Thinking about something like this: OldValidators will be populated with the value of Validators on each rotation. Idk anything about the multiple sets of validators, but if the Validators value is being used for author lookup, guess OldValidators should be fine too, no?

burdges commented 5 days ago

You missunderstood my comment:

We should store the different session keys for each validator together in one structure of course, otherwise wastes lookup space. An OldValidators must already exist in approval voting, so all other session keys should live there too.

An OldValidators must already exist for equivocations slashing too, so the exact keys your interested in here, well unless we produce a history proof off-chain, but likely no.

Just use the OldValidators that already exists.

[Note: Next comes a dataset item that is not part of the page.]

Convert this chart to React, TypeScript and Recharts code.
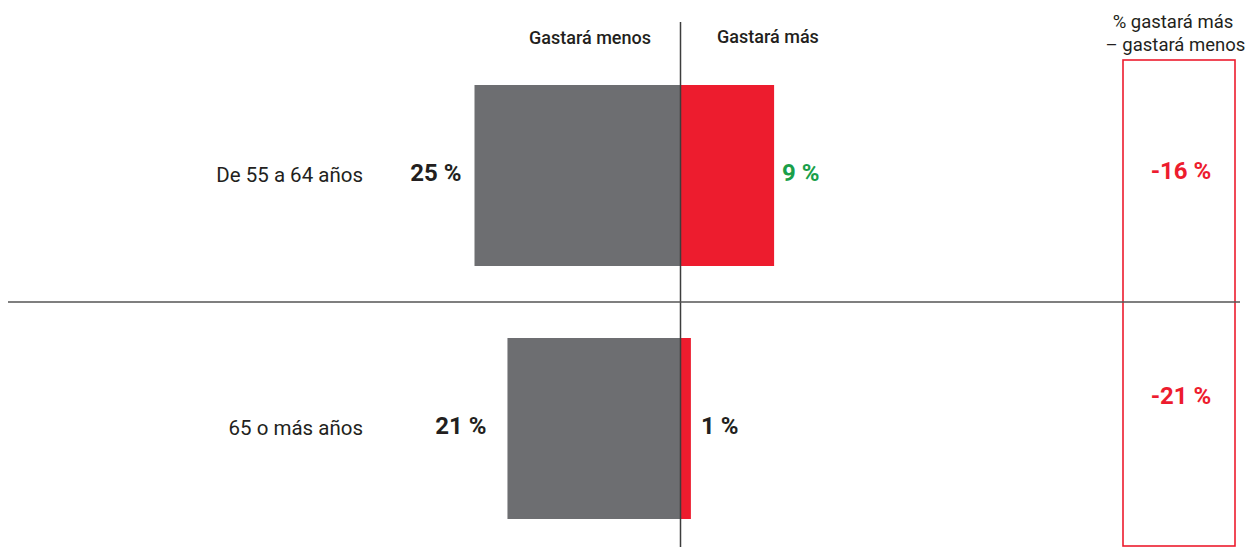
import React from 'react';
import { BarChart, Bar, XAxis, YAxis, ReferenceLine, LabelList, Customized } from 'recharts';

const categories = ['De 55 a 64 años', '65 o más años'];
const gastaraMenos = [25, 21];
const gastaraMas = [9, 1];
const diferencia = [-16, -21];
const headerMenos = 'Gastará menos';
const headerMas = 'Gastará más';
const headerDiff = ['% gastará más', '– gastará menos'];

const data = categories.map((c, i) => ({
  cat: c,
  menos: -gastaraMenos[i],
  mas: gastaraMas[i],
  diff: diferencia[i],
}));

const FONT = 'Roboto, sans-serif';
const GRAY = '#6d6e71';
const RED = '#ed1c2e';
const GREEN = '#1a9f4a';
const DARK = '#231f20';

const W = 1250;
const H = 555;
const PLOT_L = 8;
const PLOT_R = 1240;
const ZERO_X = 680.5;
const LEFT_PX = 8.24;
const RIGHT_PX = 10.4;
const domA = [-(ZERO_X - PLOT_L) / LEFT_PX, (PLOT_R - ZERO_X) / LEFT_PX];
const domB = [-(ZERO_X - PLOT_L) / RIGHT_PX, (PLOT_R - ZERO_X) / RIGHT_PX];
const GRAY_GAP = [13, 21];
const RED_GAP = [8, 10];
const DIFF_DY = [3, -25];
const RED_LABEL_COLOR = [GREEN, DARK];

const CatTick = (props: any) => {
  const { y, payload } = props;
  return (
    <text x={363} y={y + 6} textAnchor="end" fontFamily={FONT} fontSize={20.5} fill={DARK}>
      {payload.value}
    </text>
  );
};

const GrayLabel = (props: any) => {
  const { x, y, width, height, value, index } = props;
  const left = Math.min(x, x + width);
  return (
    <text x={left - GRAY_GAP[index]} y={y + height / 2 + 5} textAnchor="end" fontFamily={FONT} fontWeight={700} fontSize={24} fill={DARK}>
      {`${Math.abs(value)} %`}
    </text>
  );
};

const RedLabel = (props: any) => {
  const { x, y, width, height, value, index } = props;
  const right = Math.max(x, x + width);
  return (
    <text x={right + RED_GAP[index]} y={y + height / 2 + 5} textAnchor="start" fontFamily={FONT} fontWeight={700} fontSize={24} fill={RED_LABEL_COLOR[index]}>
      {`${value} %`}
    </text>
  );
};

const DiffLabel = (props: any) => {
  const { y, height, value, index } = props;
  return (
    <text x={1181} y={y + height / 2 + DIFF_DY[index]} textAnchor="middle" fontFamily={FONT} fontWeight={700} fontSize={24} fill={RED}>
      {`${value} %`}
    </text>
  );
};

const Decor = () => (
  <g>
    <text x={590} y={44} textAnchor="middle" fontFamily={FONT} fontWeight={500} fontSize={18} fill={DARK}>{headerMenos}</text>
    <text x={768} y={43} textAnchor="middle" fontFamily={FONT} fontWeight={500} fontSize={18} fill={DARK}>{headerMas}</text>
    <text x={1173} y={28} textAnchor="middle" fontFamily={FONT} fontSize={18.5} fill={DARK}>{headerDiff[0]}</text>
    <text x={1175.5} y={51} textAnchor="middle" fontFamily={FONT} fontSize={18.5} fill={DARK}>{headerDiff[1]}</text>
    <rect x={1123} y={60} width={112} height={486} fill="none" stroke={RED} strokeWidth={1.6} />
  </g>
);

export default function App() {
  return (
    <div style={{ position: 'absolute', left: 0, top: 0, width: 1250, height: 547, overflow: 'hidden', background: '#fff', fontFamily: FONT }}>
      <BarChart
        width={W}
        height={H}
        data={data}
        layout="vertical"
        margin={{ top: 22, right: W - PLOT_R, bottom: 0, left: PLOT_L }}
      >
        <XAxis xAxisId="a" type="number" domain={domA} hide allowDataOverflow />
        <XAxis xAxisId="b" type="number" domain={domB} hide allowDataOverflow />
        <YAxis
          yAxisId="a"
          type="category"
          dataKey="cat"
          padding={{ top: 27, bottom: 0 }}
          mirror
          axisLine={false}
          tickLine={false}
          tick={<CatTick />}
        />
        <YAxis yAxisId="b" type="category" dataKey="cat" padding={{ top: 27, bottom: 0 }} hide />
        <Bar xAxisId="a" yAxisId="a" dataKey="menos" fill={GRAY} barSize={181} isAnimationActive={false}>
          <LabelList dataKey="menos" content={<GrayLabel />} />
        </Bar>
        <Bar xAxisId="b" yAxisId="b" dataKey="mas" fill={RED} barSize={181} isAnimationActive={false}>
          <LabelList dataKey="mas" content={<RedLabel />} />
          <LabelList dataKey="diff" content={<DiffLabel />} />
        </Bar>
        <ReferenceLine xAxisId="a" yAxisId="a" x={0} stroke="#3d3d3d" strokeWidth={1.5} />
        <ReferenceLine xAxisId="a" yAxisId="a" y={categories[1]} position="start" stroke="#555" strokeWidth={1.3} />
        <Customized component={<Decor />} />
      </BarChart>
    </div>
  );
}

Also, our storage lacks O(1) moves, and future storages would lack them too, so Validators and OldValidators should not be a fixed storage path, but their storage prefixs should presumably be constructed dynamically based upon the session. I'm maybe wrong on this, maybe we copy them since they're only 1000 records, but more likely we keep them for 28 days.

eagr commented 4 days ago

What you said makes sense. If the set is already stored somewhere, for sure we shouldn't duplicate it. I've tried searching for auth, valid, set, key in Substrate, and gone through the storage items, but I couldn't find a storage that corresponds to OldValidators anywhere. So yeah, if that's the case, I'd need some pointer to how to access it.